[Directive]
Produce an exact transcription of the listing below, omitting the pictures.
# # # # # # #
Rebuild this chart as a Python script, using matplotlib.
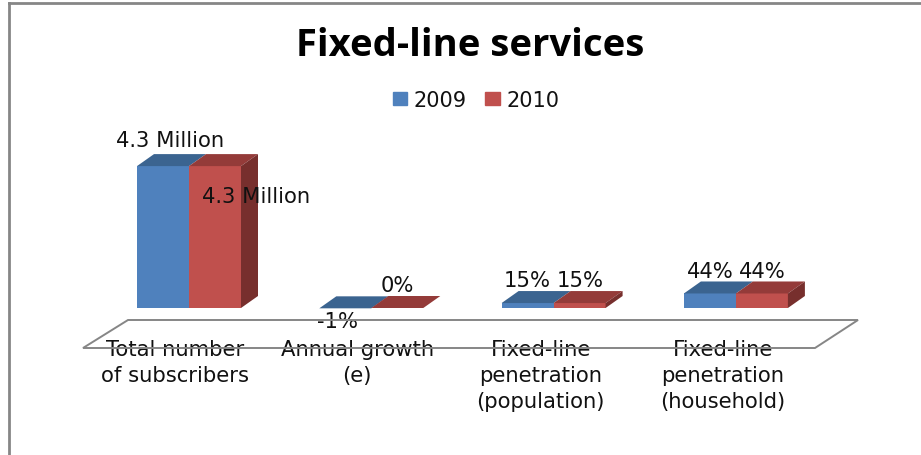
import matplotlib
matplotlib.use("Agg")
import matplotlib.pyplot as plt
from matplotlib.lines import Line2D
from matplotlib.patches import Polygon

categories = [
    "Total number\nof subscribers",
    "Annual growth\n(e)",
    "Fixed-line\npenetration\n(population)",
    "Fixed-line\npenetration\n(household)",
]
values_2009 = [4.3, -0.01, 0.15, 0.44]
values_2010 = [4.3, 0.0, 0.15, 0.44]
labels_2009 = ["4.3 Million", "-1%", "15%", "44%"]
labels_2010 = ["4.3 Million", "0%", "15%", "44%"]

W, H = 921, 456
SPACING = 182.3   # pixels between category centres
UNIT = 33.0       # pixels per y unit
X0, Y0 = 189, 309 # where category 0 / value 0 land, from top left
BAR_W = 52 / SPACING
DX, DY = 17 / SPACING, 12 / UNIT  # 3d depth of the bars

BLUE, BLUE_TOP = "#4F81BD", "#3B6490"
RED, RED_TOP, RED_SIDE = "#C0504D", "#943B39", "#772F2D"
GRAY = "#868686"
INK = "#111111"
TEXT_SIZE = 15.2

fig = plt.figure(figsize=(W / 100, H / 100), dpi=100)
ax = fig.add_axes([0, 0, 1, 1])
ax.set_xlim(-X0 / SPACING, (W - X0) / SPACING)
ax.set_ylim(-(H - Y0) / UNIT, Y0 / UNIT)
ax.axis("off")


def px(x, y):
    return x / W, 1 - y / H


# chart frame and the floor under the bars
for xs, ys in [((9, 9), (4, 456)), ((9, 921), (4, 4))]:
    fig.add_artist(Line2D([x / W for x in xs], [1 - y / H for y in ys],
                          color=GRAY, lw=2))
floor = [px(128, 321), px(858, 321), px(815, 349), px(83, 349)]
fig.add_artist(Polygon(floor, closed=True, fill=False, edgecolor=GRAY, lw=1.4,
                       transform=fig.transFigure))


def draw_bar(x, value, front, top, side=None):
    ax.bar(x, value, BAR_W, align="edge", color=front, zorder=3)
    ax.add_patch(Polygon([(x, value), (x + BAR_W, value),
                          (x + BAR_W + DX, value + DY), (x + DX, value + DY)],
                         color=top, lw=0, zorder=4))
    if side:
        ax.add_patch(Polygon([(x + BAR_W, 0), (x + BAR_W + DX, DY),
                              (x + BAR_W + DX, value + DY), (x + BAR_W, value)],
                             color=side, lw=0, zorder=4))


for i in range(len(categories)):
    draw_bar(i - BAR_W, values_2009[i], BLUE, BLUE_TOP)
    draw_bar(i, values_2010[i], RED, RED_TOP, RED_SIDE)

# data labels, offsets in pixels from the top of each bar
offsets_2009 = [(-19, 26), (-34, -13), (-26, 23), (-26, 22)]
offsets_2010 = [(67, -30), (26, 23), (27, 23), (26, 22)]
for i in range(len(categories)):
    for vals, labs, offs in [(values_2009, labels_2009, offsets_2009),
                             (values_2010, labels_2010, offsets_2010)]:
        ax.annotate(labs[i], (i, vals[i]),
                    xytext=(offs[i][0] * 0.72, offs[i][1] * 0.72),
                    textcoords="offset points", ha="center", va="center",
                    fontsize=TEXT_SIZE, color=INK, zorder=6)

label_shift = [-14, -14, -13, -13]
for i, name in enumerate(categories):
    ax.annotate(name, (i, 0), xytext=(label_shift[i] * 0.72, -31 * 0.72),
                textcoords="offset points", ha="center", va="top",
                fontsize=TEXT_SIZE, color=INK, linespacing=1.36, zorder=6)

fig.text(470 / W, 1 - 46 / H, "Fixed-line services", ha="center", va="center",
         fontsize=27.5, fontweight="bold", color="black", family="Open Sans")

handles = [plt.Rectangle((0, 0), 1, 1, color=BLUE),
           plt.Rectangle((0, 0), 1, 1, color=RED)]
ax.legend(handles, ["2009", "2010"], ncol=2, frameon=False, fontsize=15,
          loc="center", bbox_to_anchor=(476 / W, 1 - 101 / H),
          handlelength=0.7, handleheight=0.6, handletextpad=0.3,
          columnspacing=0.9, labelcolor=INK)

fig.savefig("out.png", dpi=100)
# # # # # # #
[Reply to the task]
Rebuild this chart as a Python script, using matplotlib.
import matplotlib
matplotlib.use("Agg")
import matplotlib.pyplot as plt
from matplotlib.lines import Line2D
from matplotlib.patches import Polygon

categories = [
    "Total number\nof subscribers",
    "Annual growth\n(e)",
    "Fixed-line\npenetration\n(population)",
    "Fixed-line\npenetration\n(household)",
]
values_2009 = [4.3, -0.01, 0.15, 0.44]
values_2010 = [4.3, 0.0, 0.15, 0.44]
labels_2009 = ["4.3 Million", "-1%", "15%", "44%"]
labels_2010 = ["4.3 Million", "0%", "15%", "44%"]

W, H = 921, 456
SPACING = 182.3   # pixels between category centres
UNIT = 33.0       # pixels per y unit
X0, Y0 = 189, 309 # where category 0 / value 0 land, from top left
BAR_W = 52 / SPACING
DX, DY = 17 / SPACING, 12 / UNIT  # 3d depth of the bars

BLUE, BLUE_TOP = "#4F81BD", "#3B6490"
RED, RED_TOP, RED_SIDE = "#C0504D", "#943B39", "#772F2D"
GRAY = "#868686"
INK = "#111111"
TEXT_SIZE = 15.2

fig = plt.figure(figsize=(W / 100, H / 100), dpi=100)
ax = fig.add_axes([0, 0, 1, 1])
ax.set_xlim(-X0 / SPACING, (W - X0) / SPACING)
ax.set_ylim(-(H - Y0) / UNIT, Y0 / UNIT)
ax.axis("off")


def px(x, y):
    return x / W, 1 - y / H


# chart frame and the floor under the bars
for xs, ys in [((9, 9), (4, 456)), ((9, 921), (4, 4))]:
    fig.add_artist(Line2D([x / W for x in xs], [1 - y / H for y in ys],
                          color=GRAY, lw=2))
floor = [px(128, 321), px(858, 321), px(815, 349), px(83, 349)]
fig.add_artist(Polygon(floor, closed=True, fill=False, edgecolor=GRAY, lw=1.4,
                       transform=fig.transFigure))


def draw_bar(x, value, front, top, side=None):
    ax.bar(x, value, BAR_W, align="edge", color=front, zorder=3)
    ax.add_patch(Polygon([(x, value), (x + BAR_W, value),
                          (x + BAR_W + DX, value + DY), (x + DX, value + DY)],
                         color=top, lw=0, zorder=4))
    if side:
        ax.add_patch(Polygon([(x + BAR_W, 0), (x + BAR_W + DX, DY),
                              (x + BAR_W + DX, value + DY), (x + BAR_W, value)],
                             color=side, lw=0, zorder=4))


for i in range(len(categories)):
    draw_bar(i - BAR_W, values_2009[i], BLUE, BLUE_TOP)
    draw_bar(i, values_2010[i], RED, RED_TOP, RED_SIDE)

# data labels, offsets in pixels from the top of each bar
offsets_2009 = [(-19, 26), (-34, -13), (-26, 23), (-26, 22)]
offsets_2010 = [(67, -30), (26, 23), (27, 23), (26, 22)]
for i in range(len(categories)):
    for vals, labs, offs in [(values_2009, labels_2009, offsets_2009),
                             (values_2010, labels_2010, offsets_2010)]:
        ax.annotate(labs[i], (i, vals[i]),
                    xytext=(offs[i][0] * 0.72, offs[i][1] * 0.72),
                    textcoords="offset points", ha="center", va="center",
                    fontsize=TEXT_SIZE, color=INK, zorder=6)

label_shift = [-14, -14, -13, -13]
for i, name in enumerate(categories):
    ax.annotate(name, (i, 0), xytext=(label_shift[i] * 0.72, -31 * 0.72),
                textcoords="offset points", ha="center", va="top",
                fontsize=TEXT_SIZE, color=INK, linespacing=1.36, zorder=6)

fig.text(470 / W, 1 - 46 / H, "Fixed-line services", ha="center", va="center",
         fontsize=27.5, fontweight="bold", color="black", family="Open Sans")

handles = [plt.Rectangle((0, 0), 1, 1, color=BLUE),
           plt.Rectangle((0, 0), 1, 1, color=RED)]
ax.legend(handles, ["2009", "2010"], ncol=2, frameon=False, fontsize=15,
          loc="center", bbox_to_anchor=(476 / W, 1 - 101 / H),
          handlelength=0.7, handleheight=0.6, handletextpad=0.3,
          columnspacing=0.9, labelcolor=INK)

fig.savefig("out.png", dpi=100)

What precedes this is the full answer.